Estas palabras que os dirijo resultan muy duras
para mí, ya que con ellas me ataco a mí mismo, puesto que ni mis
palabras ni mi conducta están a la altura de mi misión.
Me confieso culpable, reconozco mi tibieza y mi
negligencia. Quizá esta confesión de mi culpabilidad me alcance el
perdón del Juez piadoso. Porque, cuando estaba en el monasterio,
podía guardar mi lengua de conversaciones ociosas y estar dedicado
casi continuamente a la oración. Pero desde que he cargado sobre mis
hombros la responsabilidad pastoral, me es imposible guardar el
recogimiento que yo querría, solicitado como estoy por tantos
asuntos.
Me veo, en efecto, obligado a dirimir las causas,
ora de las diversas Iglesias, ora de los monasterios, y a juzgar con
frecuencia de la vida y actuación de los individuos en particular;
otras veces tengo que ocuparme de asuntos de orden civil, otras, de
lamentarme de los estragos causados por las tropas de los bárbaros y
de temer por causa de los lobos que acechan al rebaño que me ha sido
confiado. Otras veces debo preocuparme de que no falte la ayuda
necesaria a los que viven sometidos a una disciplina regular, a
veces tengo que soportar con paciencia a algunos que usan de la
violencia, otras, en atención a la misma caridad que les debo, he de
salirles al encuentro.
Estando mi espíritu disperso y desgarrado con tan
diversas preocupaciones, ¿cómo voy a poder reconcentrarme para
dedicarme por entero a la predicación y al ministerio de la palabra?

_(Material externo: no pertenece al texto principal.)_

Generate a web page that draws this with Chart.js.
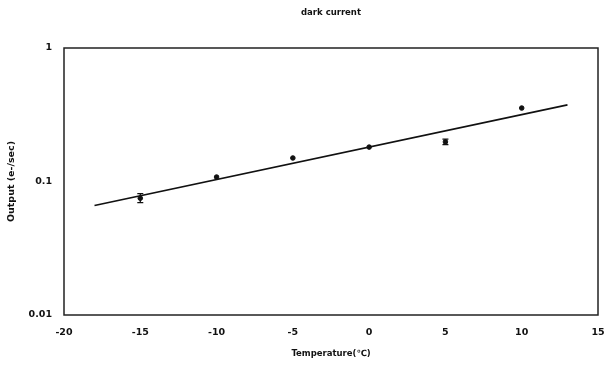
<!DOCTYPE html>
<html>
<head>
<meta charset="utf-8">
<script src="https://cdn.jsdelivr.net/npm/chart.js@4"></script>
<style>
  html, body { margin: 0; padding: 0; background: #fff; }
  #wrap { width: 612px; height: 367px; }
</style>
</head>
<body>
<div id="wrap"><canvas id="chart"></canvas></div>
<script>
// measured temperatures and dark current output
const temps = [-15, -10, -5, 0, 5, 10];
const output = [0.075, 0.108, 0.15, 0.181, 0.198, 0.355];
// error bars (only two points show visible bars)
const errLow = [0.0695, 0.108, 0.15, 0.181, 0.189, 0.355];
const errHigh = [0.081, 0.108, 0.15, 0.181, 0.208, 0.355];
// trend line endpoints
const trendX = [-18, 13];
const trendY = [0.066, 0.375];
const yTicks = [0.01, 0.1, 1];
const chartTitle = 'dark current';

const tickFont = { family: 'DejaVu Sans', size: 9.5, weight: '600' };
const labelFont = { family: 'DejaVu Sans', size: 8.5, weight: '600' };

// frame round the plot area, error bars and the title
const extras = {
  id: 'extras',
  afterDatasetsDraw(chart) {
    const ctx = chart.ctx;
    const xs = chart.scales.x, ys = chart.scales.y;
    ctx.save();
    ctx.strokeStyle = '#111';
    ctx.lineWidth = 1.3;
    temps.forEach((t, i) => {
      if (errLow[i] === errHigh[i]) return;
      const x = xs.getPixelForValue(t);
      const y1 = ys.getPixelForValue(errLow[i]);
      const y2 = ys.getPixelForValue(errHigh[i]);
      ctx.beginPath();
      ctx.moveTo(x, y1); ctx.lineTo(x, y2);
      ctx.moveTo(x - 3, y1); ctx.lineTo(x + 3, y1);
      ctx.moveTo(x - 3, y2); ctx.lineTo(x + 3, y2);
      ctx.stroke();
    });
    const a = chart.chartArea;
    ctx.lineWidth = 1.5;
    ctx.strokeStyle = '#222';
    ctx.strokeRect(a.left, a.top, a.right - a.left, a.bottom - a.top);

    ctx.fillStyle = '#111';
    ctx.font = '600 8.5px "DejaVu Sans"';
    ctx.textAlign = 'center';
    ctx.textBaseline = 'middle';
    ctx.fillText(chartTitle, (a.left + a.right) / 2, 13);
    ctx.restore();
  }
};

const ctx = document.getElementById('chart').getContext('2d');
new Chart(ctx, {
  data: {
    datasets: [
      {
        type: 'line',
        data: trendX.map((x, i) => ({ x: x, y: trendY[i] })),
        borderColor: '#111',
        borderWidth: 1.6,
        pointRadius: 0,
        fill: false
      },
      {
        type: 'scatter',
        data: temps.map((t, i) => ({ x: t, y: output[i] })),
        backgroundColor: '#111',
        borderColor: '#111',
        pointRadius: 2.3
      }
    ]
  },
  options: {
    responsive: true,
    maintainAspectRatio: false,
    animation: false,
    layout: { padding: { left: 0, right: 14, top: 48, bottom: 0 } },
    plugins: {
      legend: { display: false },
      tooltip: { enabled: false },
      title: { display: false }
    },
    scales: {
      x: {
        type: 'linear',
        min: -20,
        max: 15,
        ticks: { stepSize: 5, color: '#111', font: tickFont, padding: 12, maxRotation: 0 },
        grid: { drawOnChartArea: false, drawTicks: false },
        border: { display: false },
        title: { display: true, text: 'Temperature(℃)', color: '#111', font: labelFont, padding: { top: 8, bottom: 8 } },
        afterFit(scale) {
          scale.height = 52;
          scale.paddingLeft = 0;
          scale.paddingRight = 0;
        }
      },
      y: {
        type: 'logarithmic',
        min: 0.01,
        max: 1,
        afterBuildTicks(scale) { scale.ticks = yTicks.map(v => ({ value: v })); },
        ticks: { color: '#111', font: tickFont, padding: 12, callback: v => String(v) },
        grid: { drawOnChartArea: false, drawTicks: false },
        border: { display: false },
        title: { display: true, text: 'Output (e-/sec)', color: '#111', font: { family: 'DejaVu Sans', size: 9.5, weight: '600' }, padding: { top: 6, bottom: 6 } },
        afterFit(scale) { scale.width = 64; }
      }
    }
  },
  plugins: [extras]
});
</script>
</body>
</html>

Además, muchas veces, obligado por las circunstancias, tengo que
tratar con las personas del mundo, lo que hace que alguna vez se
relaje la disciplina impuesta a mi lengua. Porque, si mantengo en
esta materia una disciplina rigurosa, sé que ello me aparta de los
más débiles, y así nunca podré atraerlos adonde yo quiero. Y esto
hace que, con frecuencia, escuche pacientemente sus palabras, aunque
sean ociosas. Pero, como yo también soy débil, poco a poco me voy
sintiendo atraído por aquellas palabras ociosas, y empiezo a hablar
con gusto de aquello que había empezado a escuchar con paciencia, y
resulta que me encuentro a gusto postrado allí mismo donde antes
sentía repugnancia de caer.
¿Qué soy yo, por tanto, o qué clase de atalaya
soy, que no estoy situado, por mis obras, en lo alto de la montaña,
sino que estoy postrado aún en la llanura de mi debilidad? Pero el
Creador y Redentor del género humano es bastante poderoso para darme
a mí, indigno, la necesaria altura de vida y eficacia de palabra, ya
que por su amor, cuando hablo de él, ni a mí mismo me perdono.
Oración
Oh Dios, que cuidas a tu pueblo con misericordia y
lo gobiernas con amor, concede el don de sabiduría, por intercesión
del papa san Gregorio Magno, a quienes confiaste la misión del
gobierno en tu Iglesia, para que el progreso de los fieles sea el
gozo eterno de sus pastores. Por nuestro Señor Jesucristo.